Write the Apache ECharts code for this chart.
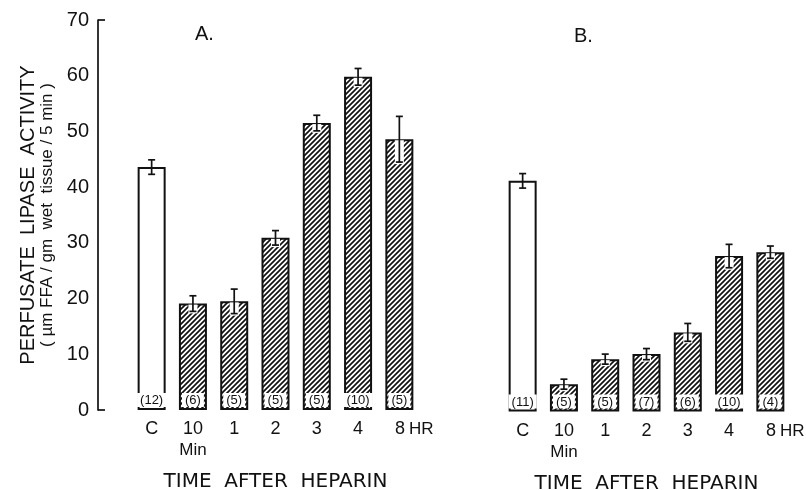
<!DOCTYPE html>
<html>
<head>
<meta charset="utf-8">
<script src="https://cdn.jsdelivr.net/npm/echarts@6/dist/echarts.min.js"></script>
<style>
  html, body { margin: 0; padding: 0; background: #fff; }
  #chart { width: 806px; height: 490px; }
</style>
</head>
<body>
<div id="chart"></div>
<script>
// Time points after heparin injection (C = control)
const categories = ['C', '10', '1', '2', '3', '4', '8'];

// Panel A: perfusate lipase activity, mean and standard error, group size
const valuesA = [43.6, 19.1, 19.5, 30.9, 51.5, 59.8, 48.6];
const errorsA = [1.3, 1.4, 2.2, 1.3, 1.4, 1.5, 4.1];
const countsA = [12, 6, 5, 5, 5, 10, 5];

// Panel B
const valuesB = [41.4, 4.9, 9.4, 10.3, 14.2, 27.9, 28.6];
const errorsB = [1.3, 0.9, 0.9, 1.0, 1.6, 2.1, 1.1];
const countsB = [11, 5, 5, 7, 6, 10, 4];

// Value axis range
const yMin = 0;
const yMax = 70;
const yStep = 10;

const FONT = 'Liberation Sans, Arial, sans-serif';

// Diagonal hatch tile for the post-heparin bars
function makeHatch() {
  const s = 5;
  const c = document.createElement('canvas');
  c.width = s; c.height = s;
  const g = c.getContext('2d');
  g.fillStyle = '#fff';
  g.fillRect(0, 0, s, s);
  g.strokeStyle = '#111';
  g.lineWidth = 1.7;
  g.beginPath();
  g.moveTo(-1, s + 1); g.lineTo(s + 1, -1);
  g.moveTo(-1, 1); g.lineTo(1, -1);
  g.moveTo(s - 1, s + 1); g.lineTo(s + 1, s - 1);
  g.stroke();
  return c;
}
const hatch = { image: makeHatch(), repeat: 'repeat' };

function barData(values, counts) {
  return values.map((v, i) => ({
    value: v,
    itemStyle: { color: i === 0 ? '#fff' : hatch },
    count: counts[i]
  }));
}

function errData(values, errors) {
  return values.map((v, i) => [i, v, errors[i], i === 0 ? 0 : 1]);
}

function renderErr(params, api) {
  const x = api.value(0), v = api.value(1), e = api.value(2), hatched = api.value(3);
  const top = api.coord([x, v + e]);
  const mid = api.coord([x, v]);
  const bot = api.coord([x, v - e]);
  const cap = 3.5;
  const children = [];
  if (hatched) {
    children.push({
      type: 'rect',
      shape: { x: top[0] - 4.5, y: mid[1] + 1, width: 9, height: Math.max(0, bot[1] - mid[1] + 1) },
      style: { fill: '#fff' }
    });
  }
  const st = { stroke: '#111', lineWidth: 1.7 };
  children.push({ type: 'line', shape: { x1: top[0], y1: top[1], x2: bot[0], y2: bot[1] }, style: st });
  children.push({ type: 'line', shape: { x1: top[0] - cap, y1: top[1], x2: top[0] + cap, y2: top[1] }, style: st });
  children.push({ type: 'line', shape: { x1: bot[0] - cap, y1: bot[1], x2: bot[0] + cap, y2: bot[1] }, style: st });
  return { type: 'group', children };
}

function xAxisFor(gridIndex) {
  return {
    type: 'category',
    gridIndex,
    data: categories,
    axisLine: { show: false },
    axisTick: { show: false },
    axisLabel: {
      interval: 0,
      color: '#111',
      fontFamily: FONT,
      fontSize: 18,
      margin: 9,
      lineHeight: 21,
      formatter: (v) => {
        if (v === '10') return '10\n{min|Min}';
        if (v === '8') return '{pad|}8{hr|HR}';
        return v;
      },
      rich: {
        min: { fontFamily: FONT, fontSize: 17, color: '#111', lineHeight: 21 },
        hr: { fontFamily: FONT, fontSize: 17, color: '#111', padding: [0, 0, 0, 4] },
        pad: { width: 30 }
      }
    },
    name: 'TIME  AFTER  HEPARIN',
    nameLocation: 'middle',
    nameGap: 62,
    nameTextStyle: { color: '#111', fontFamily: 'DejaVu Sans, sans-serif', fontSize: 20 }
  };
}

function barSeries(idx, values, counts) {
  return {
    type: 'bar',
    xAxisIndex: idx,
    yAxisIndex: idx === 0 ? 0 : 2,
    barWidth: 28,
    data: barData(values, counts),
    itemStyle: { borderColor: '#111', borderWidth: 2 },
    label: {
      show: true,
      position: 'insideBottom',
      distance: 3,
      formatter: (p) => '(' + p.data.count + ')',
      fontFamily: FONT,
      fontSize: 13,
      color: '#111',
      backgroundColor: '#fff',
      padding: [1, 3, 0, 3]
    },
    z: 2
  };
}

function errSeries(idx, values, errors) {
  return {
    type: 'custom',
    xAxisIndex: idx,
    yAxisIndex: idx === 0 ? 0 : 2,
    data: errData(values, errors),
    encode: { x: 0, y: 1 },
    renderItem: renderErr,
    z: 5
  };
}

const chart = echarts.init(document.getElementById('chart'), null, { renderer: 'canvas' });

chart.setOption({
  animation: false,
  backgroundColor: '#fff',
  title: [
    { text: 'A.', left: 190, top: 19, textStyle: { fontFamily: FONT, fontSize: 20, fontWeight: 'normal', color: '#111' } },
    { text: 'B.', left: 569, top: 21, textStyle: { fontFamily: FONT, fontSize: 20, fontWeight: 'normal', color: '#111' } }
  ],
  grid: [
    { left: 131, width: 289, top: 20, bottom: 80, containLabel: false, outerBoundsMode: 'none' },
    { left: 502, width: 289, top: 21.5, bottom: 78.5, containLabel: false, outerBoundsMode: 'none' }
  ],
  xAxis: [xAxisFor(0), xAxisFor(1)],
  yAxis: [
    {
      type: 'value',
      gridIndex: 0,
      position: 'left',
      offset: 33,
      min: yMin, max: yMax, interval: yStep,
      splitLine: { show: false },
      axisTick: { show: false },
      axisLine: { show: true, lineStyle: { color: '#111', width: 1.7 } },
      axisLabel: { color: '#111', fontFamily: FONT, fontSize: 20, margin: 9 },
      name: '{a|PERFUSATE  LIPASE  ACTIVITY}\n{b|( µm FFA / gm  wet  tissue / 5 min )}',
      nameLocation: 'middle',
      nameRotate: 90,
      nameGap: 41,
      nameTextStyle: {
        color: '#111',
        rich: {
          a: { fontFamily: FONT, fontSize: 20, color: '#111', lineHeight: 19 },
          b: { fontFamily: FONT, fontSize: 17, color: '#111', lineHeight: 19 }
        }
      }
    },
    {
      // end ticks at 0 and 70 pointing into the plot
      type: 'value',
      gridIndex: 0,
      position: 'left',
      offset: 33,
      min: yMin, max: yMax, interval: yMax - yMin,
      splitLine: { show: false },
      axisLine: { show: false },
      axisLabel: { show: false },
      axisTick: { show: true, inside: true, length: 7, lineStyle: { color: '#111', width: 1.7 } }
    },
    {
      type: 'value',
      gridIndex: 1,
      min: yMin, max: yMax, interval: yStep,
      show: false
    }
  ],
  series: [
    barSeries(0, valuesA, countsA),
    errSeries(0, valuesA, errorsA),
    barSeries(1, valuesB, countsB),
    errSeries(1, valuesB, errorsB)
  ]
});
</script>
</body>
</html>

**What you will do**
Your task is to repeat the data above exactly while excluding the pictures.

**Task answer**
Write the Apache ECharts code for this chart.
<!DOCTYPE html>
<html>
<head>
<meta charset="utf-8">
<script src="https://cdn.jsdelivr.net/npm/echarts@6/dist/echarts.min.js"></script>
<style>
  html, body { margin: 0; padding: 0; background: #fff; }
  #chart { width: 806px; height: 490px; }
</style>
</head>
<body>
<div id="chart"></div>
<script>
// Time points after heparin injection (C = control)
const categories = ['C', '10', '1', '2', '3', '4', '8'];

// Panel A: perfusate lipase activity, mean and standard error, group size
const valuesA = [43.6, 19.1, 19.5, 30.9, 51.5, 59.8, 48.6];
const errorsA = [1.3, 1.4, 2.2, 1.3, 1.4, 1.5, 4.1];
const countsA = [12, 6, 5, 5, 5, 10, 5];

// Panel B
const valuesB = [41.4, 4.9, 9.4, 10.3, 14.2, 27.9, 28.6];
const errorsB = [1.3, 0.9, 0.9, 1.0, 1.6, 2.1, 1.1];
const countsB = [11, 5, 5, 7, 6, 10, 4];

// Value axis range
const yMin = 0;
const yMax = 70;
const yStep = 10;

const FONT = 'Liberation Sans, Arial, sans-serif';

// Diagonal hatch tile for the post-heparin bars
function makeHatch() {
  const s = 5;
  const c = document.createElement('canvas');
  c.width = s; c.height = s;
  const g = c.getContext('2d');
  g.fillStyle = '#fff';
  g.fillRect(0, 0, s, s);
  g.strokeStyle = '#111';
  g.lineWidth = 1.7;
  g.beginPath();
  g.moveTo(-1, s + 1); g.lineTo(s + 1, -1);
  g.moveTo(-1, 1); g.lineTo(1, -1);
  g.moveTo(s - 1, s + 1); g.lineTo(s + 1, s - 1);
  g.stroke();
  return c;
}
const hatch = { image: makeHatch(), repeat: 'repeat' };

function barData(values, counts) {
  return values.map((v, i) => ({
    value: v,
    itemStyle: { color: i === 0 ? '#fff' : hatch },
    count: counts[i]
  }));
}

function errData(values, errors) {
  return values.map((v, i) => [i, v, errors[i], i === 0 ? 0 : 1]);
}

function renderErr(params, api) {
  const x = api.value(0), v = api.value(1), e = api.value(2), hatched = api.value(3);
  const top = api.coord([x, v + e]);
  const mid = api.coord([x, v]);
  const bot = api.coord([x, v - e]);
  const cap = 3.5;
  const children = [];
  if (hatched) {
    children.push({
      type: 'rect',
      shape: { x: top[0] - 4.5, y: mid[1] + 1, width: 9, height: Math.max(0, bot[1] - mid[1] + 1) },
      style: { fill: '#fff' }
    });
  }
  const st = { stroke: '#111', lineWidth: 1.7 };
  children.push({ type: 'line', shape: { x1: top[0], y1: top[1], x2: bot[0], y2: bot[1] }, style: st });
  children.push({ type: 'line', shape: { x1: top[0] - cap, y1: top[1], x2: top[0] + cap, y2: top[1] }, style: st });
  children.push({ type: 'line', shape: { x1: bot[0] - cap, y1: bot[1], x2: bot[0] + cap, y2: bot[1] }, style: st });
  return { type: 'group', children };
}

function xAxisFor(gridIndex) {
  return {
    type: 'category',
    gridIndex,
    data: categories,
    axisLine: { show: false },
    axisTick: { show: false },
    axisLabel: {
      interval: 0,
      color: '#111',
      fontFamily: FONT,
      fontSize: 18,
      margin: 9,
      lineHeight: 21,
      formatter: (v) => {
        if (v === '10') return '10\n{min|Min}';
        if (v === '8') return '{pad|}8{hr|HR}';
        return v;
      },
      rich: {
        min: { fontFamily: FONT, fontSize: 17, color: '#111', lineHeight: 21 },
        hr: { fontFamily: FONT, fontSize: 17, color: '#111', padding: [0, 0, 0, 4] },
        pad: { width: 30 }
      }
    },
    name: 'TIME  AFTER  HEPARIN',
    nameLocation: 'middle',
    nameGap: 62,
    nameTextStyle: { color: '#111', fontFamily: 'DejaVu Sans, sans-serif', fontSize: 20 }
  };
}

function barSeries(idx, values, counts) {
  return {
    type: 'bar',
    xAxisIndex: idx,
    yAxisIndex: idx === 0 ? 0 : 2,
    barWidth: 28,
    data: barData(values, counts),
    itemStyle: { borderColor: '#111', borderWidth: 2 },
    label: {
      show: true,
      position: 'insideBottom',
      distance: 3,
      formatter: (p) => '(' + p.data.count + ')',
      fontFamily: FONT,
      fontSize: 13,
      color: '#111',
      backgroundColor: '#fff',
      padding: [1, 3, 0, 3]
    },
    z: 2
  };
}

function errSeries(idx, values, errors) {
  return {
    type: 'custom',
    xAxisIndex: idx,
    yAxisIndex: idx === 0 ? 0 : 2,
    data: errData(values, errors),
    encode: { x: 0, y: 1 },
    renderItem: renderErr,
    z: 5
  };
}

const chart = echarts.init(document.getElementById('chart'), null, { renderer: 'canvas' });

chart.setOption({
  animation: false,
  backgroundColor: '#fff',
  title: [
    { text: 'A.', left: 190, top: 19, textStyle: { fontFamily: FONT, fontSize: 20, fontWeight: 'normal', color: '#111' } },
    { text: 'B.', left: 569, top: 21, textStyle: { fontFamily: FONT, fontSize: 20, fontWeight: 'normal', color: '#111' } }
  ],
  grid: [
    { left: 131, width: 289, top: 20, bottom: 80, containLabel: false, outerBoundsMode: 'none' },
    { left: 502, width: 289, top: 21.5, bottom: 78.5, containLabel: false, outerBoundsMode: 'none' }
  ],
  xAxis: [xAxisFor(0), xAxisFor(1)],
  yAxis: [
    {
      type: 'value',
      gridIndex: 0,
      position: 'left',
      offset: 33,
      min: yMin, max: yMax, interval: yStep,
      splitLine: { show: false },
      axisTick: { show: false },
      axisLine: { show: true, lineStyle: { color: '#111', width: 1.7 } },
      axisLabel: { color: '#111', fontFamily: FONT, fontSize: 20, margin: 9 },
      name: '{a|PERFUSATE  LIPASE  ACTIVITY}\n{b|( µm FFA / gm  wet  tissue / 5 min )}',
      nameLocation: 'middle',
      nameRotate: 90,
      nameGap: 41,
      nameTextStyle: {
        color: '#111',
        rich: {
          a: { fontFamily: FONT, fontSize: 20, color: '#111', lineHeight: 19 },
          b: { fontFamily: FONT, fontSize: 17, color: '#111', lineHeight: 19 }
        }
      }
    },
    {
      // end ticks at 0 and 70 pointing into the plot
      type: 'value',
      gridIndex: 0,
      position: 'left',
      offset: 33,
      min: yMin, max: yMax, interval: yMax - yMin,
      splitLine: { show: false },
      axisLine: { show: false },
      axisLabel: { show: false },
      axisTick: { show: true, inside: true, length: 7, lineStyle: { color: '#111', width: 1.7 } }
    },
    {
      type: 'value',
      gridIndex: 1,
      min: yMin, max: yMax, interval: yStep,
      show: false
    }
  ],
  series: [
    barSeries(0, valuesA, countsA),
    errSeries(0, valuesA, errorsA),
    barSeries(1, valuesB, countsB),
    errSeries(1, valuesB, errorsB)
  ]
});
</script>
</body>
</html>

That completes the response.